§ **RECORDED DATA**
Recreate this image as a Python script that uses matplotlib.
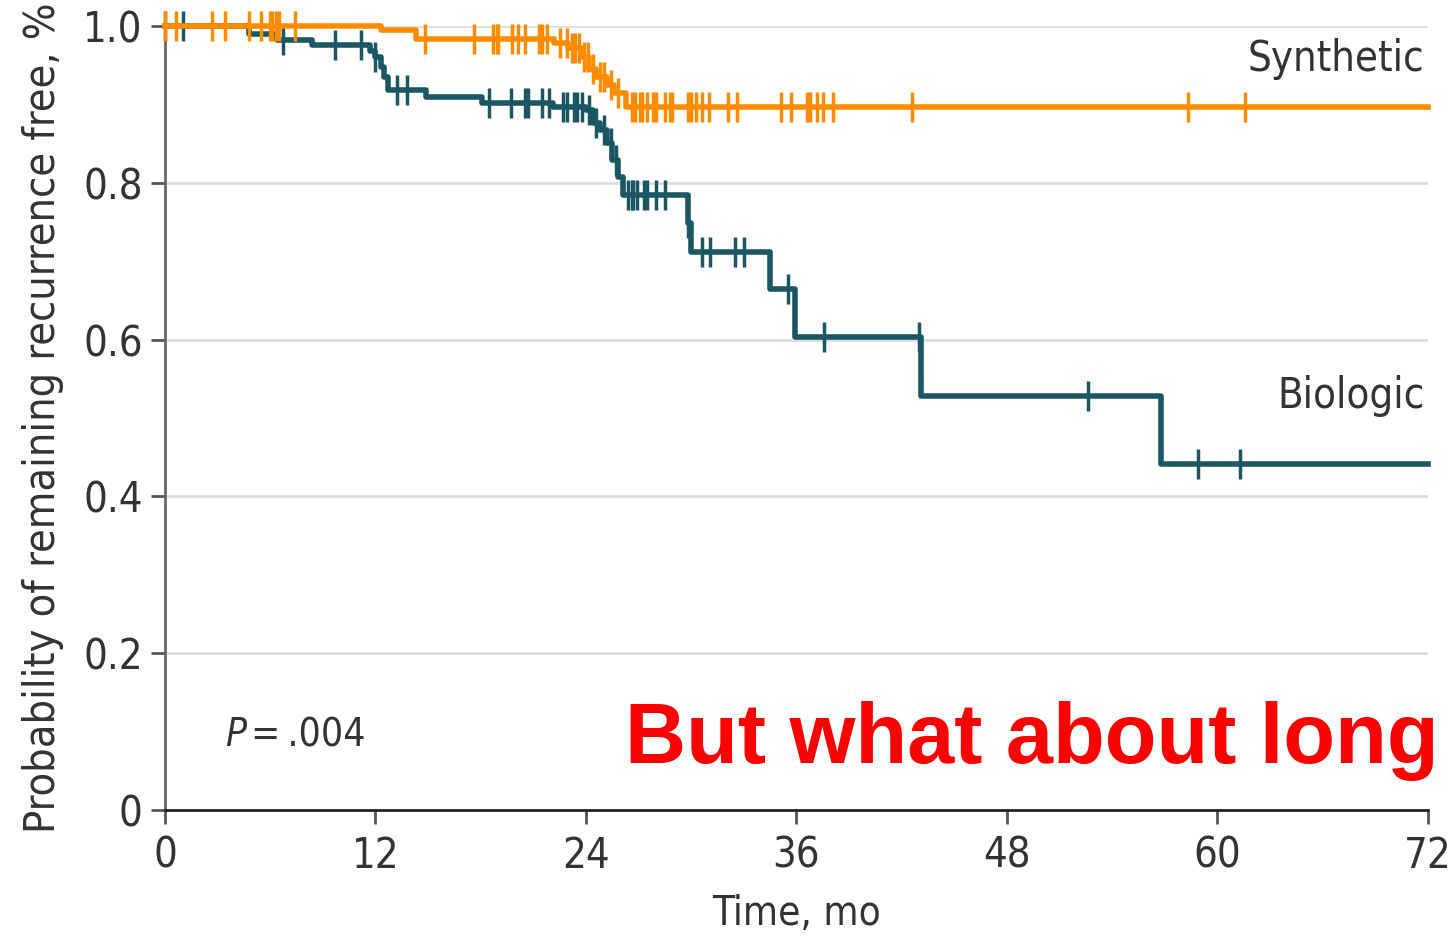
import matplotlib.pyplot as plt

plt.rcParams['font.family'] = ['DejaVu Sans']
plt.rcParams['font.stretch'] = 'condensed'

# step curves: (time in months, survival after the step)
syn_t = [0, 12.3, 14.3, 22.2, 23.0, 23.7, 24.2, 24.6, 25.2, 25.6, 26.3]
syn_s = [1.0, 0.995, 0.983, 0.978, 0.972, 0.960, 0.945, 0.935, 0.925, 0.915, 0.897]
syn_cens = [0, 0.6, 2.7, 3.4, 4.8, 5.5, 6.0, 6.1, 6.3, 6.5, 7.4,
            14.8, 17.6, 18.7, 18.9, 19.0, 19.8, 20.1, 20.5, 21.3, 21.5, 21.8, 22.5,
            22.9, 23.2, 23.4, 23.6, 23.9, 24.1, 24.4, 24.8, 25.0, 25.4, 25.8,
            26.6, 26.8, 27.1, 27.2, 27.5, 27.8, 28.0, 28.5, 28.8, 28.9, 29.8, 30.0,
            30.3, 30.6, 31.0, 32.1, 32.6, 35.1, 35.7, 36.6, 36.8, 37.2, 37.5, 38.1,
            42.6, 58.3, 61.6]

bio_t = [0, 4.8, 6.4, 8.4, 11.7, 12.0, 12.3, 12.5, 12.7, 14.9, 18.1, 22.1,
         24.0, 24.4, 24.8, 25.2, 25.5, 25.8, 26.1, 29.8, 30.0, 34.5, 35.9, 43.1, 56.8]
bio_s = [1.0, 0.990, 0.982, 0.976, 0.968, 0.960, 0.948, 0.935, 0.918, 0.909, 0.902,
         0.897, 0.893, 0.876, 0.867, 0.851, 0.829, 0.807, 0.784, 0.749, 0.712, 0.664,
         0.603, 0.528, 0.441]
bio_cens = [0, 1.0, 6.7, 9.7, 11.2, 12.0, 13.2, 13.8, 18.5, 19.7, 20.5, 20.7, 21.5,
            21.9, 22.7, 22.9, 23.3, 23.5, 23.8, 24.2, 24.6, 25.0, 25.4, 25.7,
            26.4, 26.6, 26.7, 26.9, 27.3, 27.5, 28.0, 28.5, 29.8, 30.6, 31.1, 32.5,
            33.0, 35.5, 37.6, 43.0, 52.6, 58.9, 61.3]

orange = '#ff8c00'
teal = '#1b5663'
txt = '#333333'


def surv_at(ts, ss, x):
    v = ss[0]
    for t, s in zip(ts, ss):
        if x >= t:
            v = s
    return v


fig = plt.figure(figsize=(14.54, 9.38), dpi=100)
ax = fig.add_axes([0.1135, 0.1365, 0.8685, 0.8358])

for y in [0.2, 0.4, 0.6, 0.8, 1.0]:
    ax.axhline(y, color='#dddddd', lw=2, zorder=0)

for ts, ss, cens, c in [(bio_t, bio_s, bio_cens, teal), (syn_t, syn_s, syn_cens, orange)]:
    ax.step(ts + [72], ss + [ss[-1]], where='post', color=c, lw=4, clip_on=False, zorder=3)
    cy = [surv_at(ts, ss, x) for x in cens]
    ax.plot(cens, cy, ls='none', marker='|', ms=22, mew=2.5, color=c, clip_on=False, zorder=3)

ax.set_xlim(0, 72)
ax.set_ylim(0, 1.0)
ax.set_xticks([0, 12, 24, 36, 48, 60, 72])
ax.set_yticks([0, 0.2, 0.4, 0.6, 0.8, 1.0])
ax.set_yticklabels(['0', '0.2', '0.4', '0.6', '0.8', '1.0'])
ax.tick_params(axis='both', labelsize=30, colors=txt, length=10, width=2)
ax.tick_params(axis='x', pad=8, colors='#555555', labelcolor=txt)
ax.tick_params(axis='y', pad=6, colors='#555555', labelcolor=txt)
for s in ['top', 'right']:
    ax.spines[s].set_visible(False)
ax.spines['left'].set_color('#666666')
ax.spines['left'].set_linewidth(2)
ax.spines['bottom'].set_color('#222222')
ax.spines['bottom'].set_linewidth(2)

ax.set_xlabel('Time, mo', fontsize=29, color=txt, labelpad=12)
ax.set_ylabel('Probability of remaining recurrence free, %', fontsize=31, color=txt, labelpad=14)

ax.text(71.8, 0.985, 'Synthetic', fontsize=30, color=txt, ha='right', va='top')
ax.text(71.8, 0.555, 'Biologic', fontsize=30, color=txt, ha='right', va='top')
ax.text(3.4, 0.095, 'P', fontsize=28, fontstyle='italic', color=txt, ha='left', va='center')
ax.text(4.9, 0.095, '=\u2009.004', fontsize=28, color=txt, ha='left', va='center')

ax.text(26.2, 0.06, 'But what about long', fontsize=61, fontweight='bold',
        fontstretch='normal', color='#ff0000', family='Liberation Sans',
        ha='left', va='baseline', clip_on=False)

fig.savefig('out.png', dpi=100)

§ **TASK**
Reproduce the data verbatim. Do not carry any picture into the copy.

§ **RESULT OF THE EXERCISE**
Recreate this image as a Python script that uses matplotlib.
import matplotlib.pyplot as plt

plt.rcParams['font.family'] = ['DejaVu Sans']
plt.rcParams['font.stretch'] = 'condensed'

# step curves: (time in months, survival after the step)
syn_t = [0, 12.3, 14.3, 22.2, 23.0, 23.7, 24.2, 24.6, 25.2, 25.6, 26.3]
syn_s = [1.0, 0.995, 0.983, 0.978, 0.972, 0.960, 0.945, 0.935, 0.925, 0.915, 0.897]
syn_cens = [0, 0.6, 2.7, 3.4, 4.8, 5.5, 6.0, 6.1, 6.3, 6.5, 7.4,
            14.8, 17.6, 18.7, 18.9, 19.0, 19.8, 20.1, 20.5, 21.3, 21.5, 21.8, 22.5,
            22.9, 23.2, 23.4, 23.6, 23.9, 24.1, 24.4, 24.8, 25.0, 25.4, 25.8,
            26.6, 26.8, 27.1, 27.2, 27.5, 27.8, 28.0, 28.5, 28.8, 28.9, 29.8, 30.0,
            30.3, 30.6, 31.0, 32.1, 32.6, 35.1, 35.7, 36.6, 36.8, 37.2, 37.5, 38.1,
            42.6, 58.3, 61.6]

bio_t = [0, 4.8, 6.4, 8.4, 11.7, 12.0, 12.3, 12.5, 12.7, 14.9, 18.1, 22.1,
         24.0, 24.4, 24.8, 25.2, 25.5, 25.8, 26.1, 29.8, 30.0, 34.5, 35.9, 43.1, 56.8]
bio_s = [1.0, 0.990, 0.982, 0.976, 0.968, 0.960, 0.948, 0.935, 0.918, 0.909, 0.902,
         0.897, 0.893, 0.876, 0.867, 0.851, 0.829, 0.807, 0.784, 0.749, 0.712, 0.664,
         0.603, 0.528, 0.441]
bio_cens = [0, 1.0, 6.7, 9.7, 11.2, 12.0, 13.2, 13.8, 18.5, 19.7, 20.5, 20.7, 21.5,
            21.9, 22.7, 22.9, 23.3, 23.5, 23.8, 24.2, 24.6, 25.0, 25.4, 25.7,
            26.4, 26.6, 26.7, 26.9, 27.3, 27.5, 28.0, 28.5, 29.8, 30.6, 31.1, 32.5,
            33.0, 35.5, 37.6, 43.0, 52.6, 58.9, 61.3]

orange = '#ff8c00'
teal = '#1b5663'
txt = '#333333'


def surv_at(ts, ss, x):
    v = ss[0]
    for t, s in zip(ts, ss):
        if x >= t:
            v = s
    return v


fig = plt.figure(figsize=(14.54, 9.38), dpi=100)
ax = fig.add_axes([0.1135, 0.1365, 0.8685, 0.8358])

for y in [0.2, 0.4, 0.6, 0.8, 1.0]:
    ax.axhline(y, color='#dddddd', lw=2, zorder=0)

for ts, ss, cens, c in [(bio_t, bio_s, bio_cens, teal), (syn_t, syn_s, syn_cens, orange)]:
    ax.step(ts + [72], ss + [ss[-1]], where='post', color=c, lw=4, clip_on=False, zorder=3)
    cy = [surv_at(ts, ss, x) for x in cens]
    ax.plot(cens, cy, ls='none', marker='|', ms=22, mew=2.5, color=c, clip_on=False, zorder=3)

ax.set_xlim(0, 72)
ax.set_ylim(0, 1.0)
ax.set_xticks([0, 12, 24, 36, 48, 60, 72])
ax.set_yticks([0, 0.2, 0.4, 0.6, 0.8, 1.0])
ax.set_yticklabels(['0', '0.2', '0.4', '0.6', '0.8', '1.0'])
ax.tick_params(axis='both', labelsize=30, colors=txt, length=10, width=2)
ax.tick_params(axis='x', pad=8, colors='#555555', labelcolor=txt)
ax.tick_params(axis='y', pad=6, colors='#555555', labelcolor=txt)
for s in ['top', 'right']:
    ax.spines[s].set_visible(False)
ax.spines['left'].set_color('#666666')
ax.spines['left'].set_linewidth(2)
ax.spines['bottom'].set_color('#222222')
ax.spines['bottom'].set_linewidth(2)

ax.set_xlabel('Time, mo', fontsize=29, color=txt, labelpad=12)
ax.set_ylabel('Probability of remaining recurrence free, %', fontsize=31, color=txt, labelpad=14)

ax.text(71.8, 0.985, 'Synthetic', fontsize=30, color=txt, ha='right', va='top')
ax.text(71.8, 0.555, 'Biologic', fontsize=30, color=txt, ha='right', va='top')
ax.text(3.4, 0.095, 'P', fontsize=28, fontstyle='italic', color=txt, ha='left', va='center')
ax.text(4.9, 0.095, '=\u2009.004', fontsize=28, color=txt, ha='left', va='center')

ax.text(26.2, 0.06, 'But what about long', fontsize=61, fontweight='bold',
        fontstretch='normal', color='#ff0000', family='Liberation Sans',
        ha='left', va='baseline', clip_on=False)

fig.savefig('out.png', dpi=100)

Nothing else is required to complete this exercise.